Manufacturing and Related Services
The majority of First District manufacturing contacts continue to indicate that recent sales or orders are up relative to a year earlier. However, even firms that are experiencing growth note areas of weakness or are making contingency plans in case business softens. Companies whose overall revenues are falling include makers of industrial machinery and some consumer goods. One consumer products manufacturer indicates that major retailers are reducing inventories significantly even though their sales are not declining. Contacts producing aircraft components, biotech products, information products, and business services report strong growth in these markets. Respondents selling to the semiconductor industry note a recent weakening in sales, particularly for items used in cell phones, personal computers, and printers, but their overall revenues remain ahead of year-earlier levels.
Utility and transportation costs are up from a year ago, in some cases considerably. Contacts also report paying more for petroleum-based inputs, chemicals, and metals. Selling prices remain mostly flat or rising at a low single-digit rate. Many respondents indicate that they cannot raise prices for fear of losing business. Most manufacturers report little net change in U.S. employment, although one-quarter of the sample plan deep cuts. Some contacts indicate that the number of vacancies has fallen for salaried technical personnel. Based on current trends, most contacts expect this year's wage and salary increases to be on par with last year's, although some expect a slight moderation.
Capital spending plans are mixed and reflect some caution. For example, one manufacturer is putting some projects on temporary hold. Another plans to subcontract out some production in order to avoid making capital expenditures in economic uncertainty. Still others say they will focus on leveraging the capital they have, rather than incurring new costs.

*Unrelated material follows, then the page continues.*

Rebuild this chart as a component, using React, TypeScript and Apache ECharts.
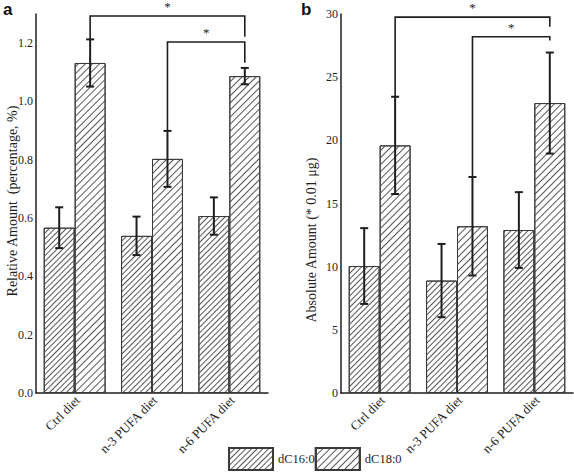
import React, { useEffect, useRef } from "react";
import * as echarts from "echarts";

const categories = ["Ctrl diet", "n-3 PUFA diet", "n-6 PUFA diet"];
const seriesNames = ["dC16:0", "dC18:0"];

// Panel a: relative amount (percentage, %)
const relC16 = [0.567, 0.539, 0.607];
const relC16Err = [0.07, 0.066, 0.064];
const relC18 = [1.132, 0.803, 1.087];
const relC18Err = [0.081, 0.096, 0.028];
const relTicks = { min: 0, max: 1.3, interval: 0.2 };
// significance brackets: [fromCategory, toCategory, barY, leftLegEnd, rightLegEnd]
const relBrackets = [
  [0, 2, 1.293, 1.213, 1.222],
  [1, 2, 1.204, 0.899, 1.133],
];

// Panel b: absolute amount (* 0.01 µg)
const absC16 = [10.05, 8.9, 12.9];
const absC16Err = [3.0, 2.9, 3.0];
const absC18 = [19.6, 13.2, 22.95];
const absC18Err = [3.85, 3.9, 4.0];
const absTicks = { min: 0, max: 30, interval: 5 };
const absBrackets = [
  [0, 2, 29.75, 23.45, 29.0],
  [1, 2, 28.2, 17.1, 27.9],
];

const SERIF = "'Liberation Serif', 'Times New Roman', serif";
const INK = "#1e1e1e";

const decal16 = {
  symbol: "rect",
  symbolSize: 1,
  dashArrayX: [1, 0],
  dashArrayY: [1, 2.2],
  rotation: -Math.PI / 4,
  color: "#555",
};
const decal18 = {
  symbol: "rect",
  symbolSize: 1,
  dashArrayX: [1, 0],
  dashArrayY: [1, 4],
  rotation: -Math.PI / 4,
  color: "#555",
};

function errorData(means: number[], errs: number[], s: number) {
  return means.map((m, i) => [i, s, m - errs[i], m + errs[i]]);
}

function errorRenderItem(params: any, api: any) {
  const cat = api.value(0);
  const s = api.value(1);
  const lo = api.value(2);
  const hi = api.value(3);
  const band = api.size([1, 0])[0];
  const pLo = api.coord([cat, lo]);
  const pHi = api.coord([cat, hi]);
  const x = pLo[0] + (s === 0 ? -0.2 : 0.2) * band;
  const cap = 4;
  const style = { stroke: INK, lineWidth: 2 };
  return {
    type: "group",
    children: [
      { type: "line", shape: { x1: x, y1: pLo[1], x2: x, y2: pHi[1] }, style },
      { type: "line", shape: { x1: x - cap, y1: pHi[1], x2: x + cap, y2: pHi[1] }, style },
      { type: "line", shape: { x1: x - cap, y1: pLo[1], x2: x + cap, y2: pLo[1] }, style },
    ],
  };
}

function bracketRenderItem(params: any, api: any) {
  const from = api.value(0);
  const to = api.value(1);
  const y = api.value(2);
  const le = api.value(3);
  const re = api.value(4);
  const band = api.size([1, 0])[0];
  const x1 = api.coord([from, y])[0] + 0.2 * band;
  const x2 = api.coord([to, y])[0] + 0.2 * band;
  const py = api.coord([from, y])[1];
  const pl = api.coord([from, le])[1];
  const pr = api.coord([to, re])[1];
  return {
    type: "group",
    children: [
      {
        type: "polyline",
        shape: { points: [[x1, pl], [x1, py], [x2, py], [x2, pr]] },
        style: { stroke: INK, lineWidth: 1.6, fill: null },
      },
      {
        type: "text",
        x: (x1 + x2) / 2,
        y: py - 3,
        style: {
          text: "*",
          align: "center",
          verticalAlign: "bottom",
          font: `13px ${SERIF}`,
          fill: INK,
        },
      },
    ],
  };
}

function catLabelRenderItem(params: any, api: any) {
  const cat = api.value(0);
  const p = api.coord([cat, api.value(1)]);
  return {
    type: "text",
    x: p[0] + 3,
    y: p[1] + 5,
    rotation: Math.PI / 4,
    style: {
      text: categories[params.dataIndex],
      align: "right",
      verticalAlign: "middle",
      font: `13px ${SERIF}`,
      fill: INK,
    },
  };
}

function barSeries(name: string, data: number[], idx: number, decal: any) {
  return {
    type: "bar",
    name,
    xAxisIndex: idx,
    yAxisIndex: idx,
    data,
    barGap: "0%",
    barCategoryGap: "20%",
    itemStyle: { color: "#fff", borderColor: "#3a3a3a", borderWidth: 1, decal },
  };
}

function xAxis(idx: number) {
  return {
    type: "category",
    gridIndex: idx,
    data: categories,
    axisTick: { show: false },
    axisLine: { lineStyle: { color: INK, width: 1.5 } },
    axisLabel: { show: false },
  };
}

function yAxis(idx: number, t: { min: number; max: number; interval: number }, fmt: (v: number) => string) {
  return {
    type: "value",
    gridIndex: idx,
    min: t.min,
    max: t.max,
    interval: t.interval,
    splitLine: { show: false },
    axisTick: { show: false },
    axisLine: { show: true, lineStyle: { color: INK, width: 1.5 } },
    axisLabel: {
      showMaxLabel: idx === 0 ? false : true,
      margin: 3,
      fontSize: 12,
      fontFamily: SERIF,
      color: INK,
      formatter: fmt,
    },
  };
}

function catLabelSeries(idx: number, y0: number) {
  return {
    type: "custom",
    name: "labels" + idx,
    xAxisIndex: idx,
    yAxisIndex: idx,
    renderItem: catLabelRenderItem,
    encode: { x: 0, y: 1 },
    data: categories.map((c, i) => [i, y0]),
    clip: false,
    silent: true,
  };
}

export default function App() {
  const ref = useRef<HTMLDivElement>(null);
  useEffect(() => {
    if (!ref.current) return;
    const chart = echarts.init(ref.current, null, { renderer: "svg" });
    chart.setOption({
      animation: false,
      backgroundColor: "#fff",
      grid: [
        { left: 36, top: 14, width: 232, height: 379 },
        { left: 341, top: 14, width: 232, height: 379 },
      ],
      xAxis: [xAxis(0), xAxis(1)],
      yAxis: [
        yAxis(0, relTicks, (v: number) => v.toFixed(1)),
        yAxis(1, absTicks, (v: number) => String(v)),
      ],
      legend: {
        data: seriesNames,
        left: 228,
        top: 447,
        padding: 0,
        itemWidth: 44,
        itemHeight: 22,
        itemGap: 0,
        icon: "rect",
        textStyle: { fontSize: 12.5, fontFamily: SERIF, color: INK },
      },
      graphic: [
        {
          type: "text",
          x: 3,
          y: 1,
          style: { text: "a", font: `bold 17px 'Liberation Sans', Arial, sans-serif`, fill: "#111" },
        },
        {
          type: "text",
          x: 301,
          y: 1,
          style: { text: "b", font: `bold 17px 'Liberation Sans', Arial, sans-serif`, fill: "#111" },
        },
        {
          type: "text",
          x: 12,
          y: 201,
          rotation: Math.PI / 2,
          style: {
            text: "Relative Amount  (percentage, %)",
            font: `14px ${SERIF}`,
            fill: INK,
            align: "center",
            verticalAlign: "middle",
          },
        },
        {
          type: "text",
          x: 311,
          y: 240,
          rotation: Math.PI / 2,
          style: {
            text: "Absolute Amount (* 0.01 μg)",
            font: `14px ${SERIF}`,
            fill: INK,
            align: "center",
            verticalAlign: "middle",
          },
        },
      ],
      series: [
        barSeries(seriesNames[0], relC16, 0, decal16),
        barSeries(seriesNames[1], relC18, 0, decal18),
        barSeries(seriesNames[0], absC16, 1, decal16),
        barSeries(seriesNames[1], absC18, 1, decal18),
        {
          type: "custom",
          name: "errA",
          xAxisIndex: 0,
          yAxisIndex: 0,
          renderItem: errorRenderItem,
          encode: { x: 0, y: [2, 3] },
          data: [...errorData(relC16, relC16Err, 0), ...errorData(relC18, relC18Err, 1)],
          z: 5,
        },
        {
          type: "custom",
          name: "errB",
          xAxisIndex: 1,
          yAxisIndex: 1,
          renderItem: errorRenderItem,
          encode: { x: 0, y: [2, 3] },
          data: [...errorData(absC16, absC16Err, 0), ...errorData(absC18, absC18Err, 1)],
          z: 5,
        },
        {
          type: "custom",
          name: "sigA",
          xAxisIndex: 0,
          yAxisIndex: 0,
          renderItem: bracketRenderItem,
          encode: { x: [0, 1], y: [2, 3, 4] },
          data: relBrackets,
          clip: false,
          z: 5,
        },
        {
          type: "custom",
          name: "sigB",
          xAxisIndex: 1,
          yAxisIndex: 1,
          renderItem: bracketRenderItem,
          encode: { x: [0, 1], y: [2, 3, 4] },
          data: absBrackets,
          clip: false,
          z: 5,
        },
        catLabelSeries(0, relTicks.min),
        catLabelSeries(1, absTicks.min),
      ],
    });
    return () => chart.dispose();
  }, []);
  return (
    <div
      ref={ref}
      style={{ position: "absolute", left: 0, top: 0, width: 574, height: 472, background: "#fff" }}
    />
  );
}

Software and Information Technology Services
Most respondents in software and information technology services report slower demand than when last contacted in November. One respondent who provides custom application development software reports that large corporations are pulling orders because of fears about the economy. While a few respondents worry that perceptions that the economy is going into a downturn will be self-confirming, all are still optimistic about the long-term potential for their companies. All of those contacted say that the labor market for technology workers is still tight, notwithstanding some softening attributable to the drop in competition from dot-coms. Wage pressures in the Boston area seem to be abating slightly.
All contacts in the temporary employment industry report a noticeable slowdown in demand since the turn of the year. Hiring has slowed most significantly in information technology (IT) and manufacturing. Demand for financial analysts, accountants, and office support seems to be holding up. Most respondents report little growth or slight declines in revenues and profit margins compared with a year ago. Some clients have instituted hiring freezes; others are canceling orders. Wage increases have slowed--most contacts report moderate to no growth. On the supply side, recruiting IT workers is said to be easier than before, but office support workers are still hard to come by. Most respondents view the recent slowdown as only a short-term phenomenon and expect their business to pick up in the spring.
Commercial Real Estate
Commercial real estate is still reported to be strong in most of New England, although signs of weakness are beginning to show. Contacts in the Boston area report that some dot-com companies have backed out of their leases or are trying to sublease their space. This has not yet led to price declines; indeed, most contacts report prices and rental rates to be "as high as ever." However, vacancy rates in Boston have increased slightly over the past few months. New Hampshire and Rhode Island contacts report strong markets, but respondents from Maine say commercial real estate there has slowed.